Another example is the ninth hole where the ideal tee shot to set up an approach to the green is down the left hand side, but with the OOB also on the left and the diagonal water hazard requiring a much longer carry on the left, many will take the safe option and find their approach to the green blocked by a stand of trees.
Another illustration is at the 4th, where the water hazard on the left and the creek on the right converge towards the green, making the two shot approach a real risk/reward choice against the more conservative option of a lay up to the (relatively) wide part of the fairway followed by a short, lofted iron shot into the green.
My notes, following my fourth visit to play this exquisitely designed course record a succession of holes described as good, lovely, even brilliant! Perhaps the best way to convey the essence of the course is to describe in some detail a few of my personal favourite holes.
The short par five(10th) I have already mentioned in the context of its shallow green, but the main feature for most golfers will be the creeks twice crossing the fairway.
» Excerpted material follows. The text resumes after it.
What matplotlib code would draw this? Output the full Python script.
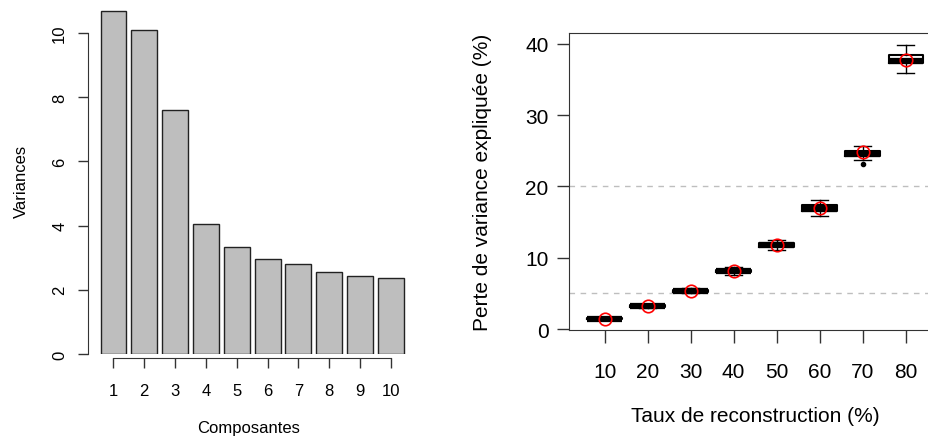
import numpy as np
import matplotlib
matplotlib.use('Agg')
import matplotlib.pyplot as plt

plt.rcParams['font.family'] = ['Liberation Sans', 'DejaVu Sans']

# Left panel: variances of the components
composantes = [1, 2, 3, 4, 5, 6, 7, 8, 9, 10]
variances = [10.7, 10.09, 7.6, 4.06, 3.32, 2.95, 2.80, 2.56, 2.43, 2.36]
var_ticks = [0, 2, 4, 6, 8, 10]

# Right panel: loss of explained variance per reconstruction rate
taux = [10, 20, 30, 40, 50, 60, 70, 80]
whislo = [1.25, 2.95, 5.0, 7.6, 11.1, 15.8, 23.7, 35.9]
q1 = [1.35, 3.08, 5.2, 7.95, 11.55, 16.55, 24.3, 37.3]
med = [1.42, 3.18, 5.35, 8.12, 11.8, 16.9, 24.6, 37.65]
q3 = [1.5, 3.3, 5.5, 8.35, 12.05, 17.35, 24.95, 38.5]
whishi = [1.6, 3.45, 5.7, 8.65, 12.5, 18.1, 25.7, 39.9]
fliers = [[], [], [], [], [], [], [23.2], []]
means = [1.45, 3.22, 5.38, 8.14, 11.84, 16.94, 24.8, 37.75]
seuils = [5, 20]
perte_ticks = [0, 10, 20, 30, 40]

W, H = 929, 439
fig = plt.figure(figsize=(W / 100, H / 100), dpi=100)

def px_axes(x0, y0, x1, y1):
    # pixel box (top-left origin) -> figure fraction axes
    return fig.add_axes([x0 / W, 1 - y1 / H, (x1 - x0) / W, (y1 - y0) / H])

#------------------------------------------------------------------------------
# barplot
#------------------------------------------------------------------------------
ax1 = px_axes(88, 8, 410, 355)
ax1.bar(composantes, variances, width=0.84, color='#bebebe', edgecolor='#222222', linewidth=1.0)
ax1.set_xlim(0.173, 10.62)
ax1.set_ylim(0, (355 - 8) / 32.1)
for s in ['top', 'right']:
    ax1.spines[s].set_visible(False)
ax1.spines['left'].set_bounds(0, 10)
ax1.spines['bottom'].set_bounds(1, 10)
ax1.spines['bottom'].set_position(('outward', 3))
for s in ['left', 'bottom']:
    ax1.spines[s].set_color('#333333')
ax1.set_yticks(var_ticks)
ax1.set_yticklabels([str(v) for v in var_ticks], rotation=90, va='center')
ax1.set_xticks(composantes)
ax1.tick_params(direction='out', length=7, width=1, color='#333333', labelsize=12)
ax1.tick_params(axis='x', pad=11)
ax1.tick_params(axis='y', pad=8)
ax1.set_xlabel('Composantes', fontsize=12, labelpad=16)
ax1.set_ylabel('Variances', fontsize=12, labelpad=17)

#------------------------------------------------------------------------------
# boxplot
#------------------------------------------------------------------------------
ax2 = px_axes(569.3, 34.3, 941, 331)
stats = []
for i in range(len(taux)):
    stats.append(dict(whislo=whislo[i], q1=q1[i], med=med[i], q3=q3[i],
                      whishi=whishi[i], fliers=fliers[i]))
pos = np.arange(1, len(taux) + 1)
for y in seuils:
    ax2.axhline(y, color='#bebebe', linestyle=(0, (4, 4)), linewidth=1, zorder=0)
ax2.bxp(stats, positions=pos, widths=0.8, showcaps=True,
        boxprops=dict(color='black', linewidth=1.5),
        medianprops=dict(color='black', linewidth=4.5, solid_capstyle='butt'),
        whiskerprops=dict(color='black', linewidth=1, linestyle='-'),
        capprops=dict(color='black', linewidth=1),
        flierprops=dict(marker='o', markersize=3, markerfacecolor='black',
                        markeredgecolor='black'),
        capwidths=0.4)
ax2.plot(pos, means, 'o', markersize=9, markerfacecolor='none',
         markeredgecolor='red', markeredgewidth=1.2, zorder=5)
ax2.set_xlim(0.18, 8.82)
ax2.set_ylim(-0.14, 41.5)
ax2.set_xticks(pos)
ax2.set_xticklabels([str(t) for t in taux])
ax2.set_yticks(perte_ticks)
ax2.spines['right'].set_visible(False)
for s in ['left', 'bottom', 'top']:
    ax2.spines[s].set_color('#333333')
ax2.tick_params(direction='out', length=9, width=1, color='#333333', labelsize=15, pad=6)
ax2.tick_params(axis='x', pad=14)
ax2.set_xlabel('Taux de reconstruction (%)', fontsize=15, labelpad=18)
ax2.set_ylabel('Perte de variance expliquée (%)', fontsize=15, labelpad=24)

fig.savefig('out.png', dpi=100)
The first crossing is at around 240m (slightly longer on the right); a layup off the tee leaves a long second (216m) to the green, but the carry to fly this hazard incurs obvious risk. The second crossing is at 370m and here, for the middle / high handicap golfer is the real dilemma. Having driven short of the first creek hazard, say to about 200m, can you fly (dare you try) the second creek crossing requiring a carry of some 180m? Probably not, so you are left with a shot of around 100m to the green to make par. In my view it’s a lovely hole generating a real need for golf strategy – a thinking man’s golf hole.
The short par four 12th is another gem. A dogleg left creates its own problems for the majority of golfers whose routine shot is a fade (polite term for a gentle slice). Here the dogleg is reinforced by a drive over broken ground, avoiding dense trees on the left and a water hazard wide right; a hole requiring a single minded commitment to the tee shot. Position your drive right of centre and a par, even a birdie beckons, but there is not much margin for error. Drag your drive left into the trees and you will be lucky to escape with a five, lose it to the right and a watery perdition waits.
The 16th is one of those delightful par short fours where the lack of length is counterbalanced by hazards. Only 210m to the ideal fairway drive, but any shot too long or leaking right leaves a second shot from a severe down hill slope and over two pairs of protecting bunkers to the green. Easy – sometimes!
In September, the course was still recovering from the winter dormancy of the Santa Ana couch fairways and the recent torrential rains. Lies were tight, but back then the fairways had a green hint over the brown couch, harbinger of spring and summer to come. We anticipate they’d be in great Nick now.
Greens were already in fine condition, although you may curse their quick, mischievous borrows. Bunkering is of a high standard – deep and menacing, but with light sands that permits some prospect of escape for even the modestly competent.
In keeping with the high quality of the course, the support facilities, especially the clubhouse and pro shop if not quite in the Royal Melbourne / Yarra Yarra class are certainly among the very best in country Victoria.
Peter Thomson, launching this new course, said that “in time it will compare favourable with the Melbourne sand belt courses”. This is, perhaps understandably, optimistic but there is no doubt that the new Ballarat Golf Course is exhilarating and enjoyable, a course to be revisited time and again without loss of excitement, and each time discovering new features and strategies in the layout. It must already rank very high among Victoria’s best country courses.